In Österreich erhielt die AFD-Schwester FPÖ 2019 knapp 17%, nachdem sie mit der ÖVP in der Regierung saß. In der Opposition hat sie sich dann noch weiter nach rechts orientiert Richtung Ungarns Orbán mit Zielen wie Remigration und „Festung Österreich“ sowie einer Neutralitätsbetonung, die wohl bewusst eher Russland als der Ukraine nützt. Nun hat sie am 29. September 2024 mit 29% Platz 1 erreicht – letztlich dank eines 15%-Vorsprungs auf die ÖVP in Kärnten. Der derzeitige Volkspartei-Kanzler Nehammer mit seinen 26% (der ÖVP-Verlust ist fast identisch mit dem FPÖ-Gewinn!) hat sie als Koalitionspartner nicht ausgeschlossen, wenn sie ihren Führer Kickl raus kickt; mal sehen, wer da wen raus kickt, und ob sich in Wien Weimar wiederholt.

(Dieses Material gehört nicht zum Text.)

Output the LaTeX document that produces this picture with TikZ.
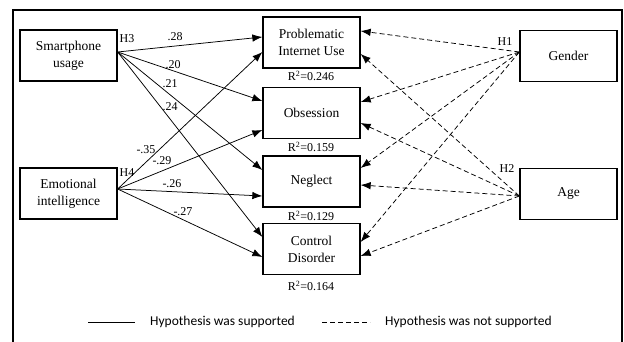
\documentclass[tikz,border=0pt]{standalone}
\usepackage{fontspec}
\setmainfont{Liberation Serif}
\newfontfamily\legendfont{Carlito}
\usetikzlibrary{arrows.meta}
\tikzset{
  varbox/.style={draw,line width=1.3pt,minimum width=97pt,minimum height=51pt,
    align=center,inner sep=1pt,font=\fontsize{13.5}{17}\selectfont},
  coef/.style={inner sep=0pt,font=\fontsize{12}{14}\selectfont},
  supp/.style={line width=0.75pt,-{Latex[length=10pt,width=7.5pt]}},
  nosupp/.style={line width=0.75pt,dash pattern=on 5pt off 3pt,-{Latex[length=10pt,width=7.5pt]}}
}
\begin{document}
\begin{tikzpicture}[x=1pt,y=-1pt]
\useasboundingbox (0,0) rectangle (624,342);
\draw[line width=1.3pt](13,342)|-(622,10)--(622,342);
%
\node[varbox](sp) at (68.5,55.5) {Smartphone\\usage};
\node[varbox](ei) at (68.5,193.5) {Emotional\\intelligence};
\node[varbox](piu) at (311.5,42.5) {Problematic\\Internet Use};
\node[varbox](obs) at (311.5,113) {Obsession};
\node[varbox](neg) at (311.5,181.5) {Neglect};
\node[varbox](ctl) at (311.5,249) {Control\\Disorder};
\node[varbox](gen) at (568.5,56) {Gender};
\node[varbox](age) at (568.5,194) {Age};
%
\node[coef](r1) at (311,76) {R\textsuperscript{2}=0.246};
\node[coef](r2) at (311,147) {R\textsuperscript{2}=0.159};
\node[coef](r3) at (311,216) {R\textsuperscript{2}=0.129};
\node[coef](r4) at (311,286) {R\textsuperscript{2}=0.164};
%
\draw[supp]([yshift=3.5pt]sp.east)--([yshift=5.5pt]piu.west);
\draw[supp]([yshift=3.5pt]sp.east)--([yshift=12pt]obs.west);
\draw[supp]([yshift=3.5pt]sp.east)--([yshift=11.5pt]neg.west);
\draw[supp]([yshift=3.5pt]sp.east)--([yshift=12pt]ctl.west);
\draw[supp]([yshift=4.5pt]ei.east)--([yshift=-9.5pt]piu.west);
\draw[supp]([yshift=4.5pt]ei.east)--([yshift=-17pt]obs.west);
\draw[supp]([yshift=4.5pt]ei.east)--([yshift=-14.5pt]neg.west);
\draw[supp]([yshift=4.5pt]ei.east)--([yshift=-8pt]ctl.west);
%
\draw[nosupp]([yshift=4pt]gen.west)--([yshift=11.5pt]piu.east);
\draw[nosupp]([yshift=4pt]gen.west)--([yshift=11pt]obs.east);
\draw[nosupp]([yshift=4pt]gen.west)--([yshift=13.5pt]neg.east);
\draw[nosupp]([yshift=4pt]gen.west)--([yshift=7pt]ctl.east);
\draw[nosupp]([yshift=-2pt]age.west)--([yshift=-11.5pt]piu.east);
\draw[nosupp]([yshift=-2pt]age.west)--([yshift=-10pt]obs.east);
\draw[nosupp]([yshift=-2pt]age.west)--([yshift=-3.5pt]neg.east);
\draw[nosupp]([yshift=-2pt]age.west)--([yshift=-7pt]ctl.east);
%
\node[coef](h3) at (127,39) {H3};
\node[coef](h4) at (127,173) {H4};
\node[coef](h1) at (505,42) {H1};
\node[coef](h2) at (507,169) {H2};
\node[coef](c28) at (175,37) {.28};
\node[coef](c20) at (173,65) {.20};
\node[coef](c21) at (170,84) {.21};
\node[coef](c24) at (170,107) {.24};
\node[coef](c35) at (146,150) {-.35};
\node[coef](c29) at (162,161) {-.29};
\node[coef](c26) at (172,184) {-.26};
\node[coef](c27) at (183,212) {-.27};
%
\coordinate(la) at (88,322);
\coordinate(lb) at (135,322);
\coordinate(lc) at (322,322);
\coordinate(ld) at (370,322);
\draw[line width=0.75pt](la)--(lb);
\draw[line width=0.75pt,dash pattern=on 5pt off 3pt](lc)--(ld);
\node[anchor=west,inner sep=0pt,font=\legendfont\fontsize{13.5}{15}\selectfont](lt1) at (150,322) {Hypothesis was supported};
\node[anchor=west,inner sep=0pt,font=\legendfont\fontsize{13.5}{15}\selectfont](lt2) at (385,322) {Hypothesis was not supported};
\end{tikzpicture}
\end{document}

Interessant ist die Parallelität zu den letzten drei Landtagswahlen in Sachsen, Thüringen und Brandenburg; dort haben insgesamt 5 Mio. Wähler bei 74% Wahlbeteiligung sehr ähnlich gewählt: AFD 31% (FPÖ 29%), CDU 24% (ÖVP 26%); Grüne 4,4% (in Österreich 8%); während die SPÖ mit 21% abgeschlossen hat, kam die SPD nur auf 14% – allerdings (ohne eine Addition zu wagen) bei 13% BSW. Während man in Deutschland rätselt, ob tatsächlich die Migrationsfragen entscheidend für AFD-Siege sind, scheint das in Österreich wenig zweifelhaft. Es dürfte weder Herrn Höcke noch Herrn Kickl stören, wenn ich sie vergleiche: dabei steht Kickl dem NAZI-Erbe noch näher als Höcke, der die Sagbarkeitsgrenze noch nicht ganz so weit hat verschieben können, aber daran arbeitet.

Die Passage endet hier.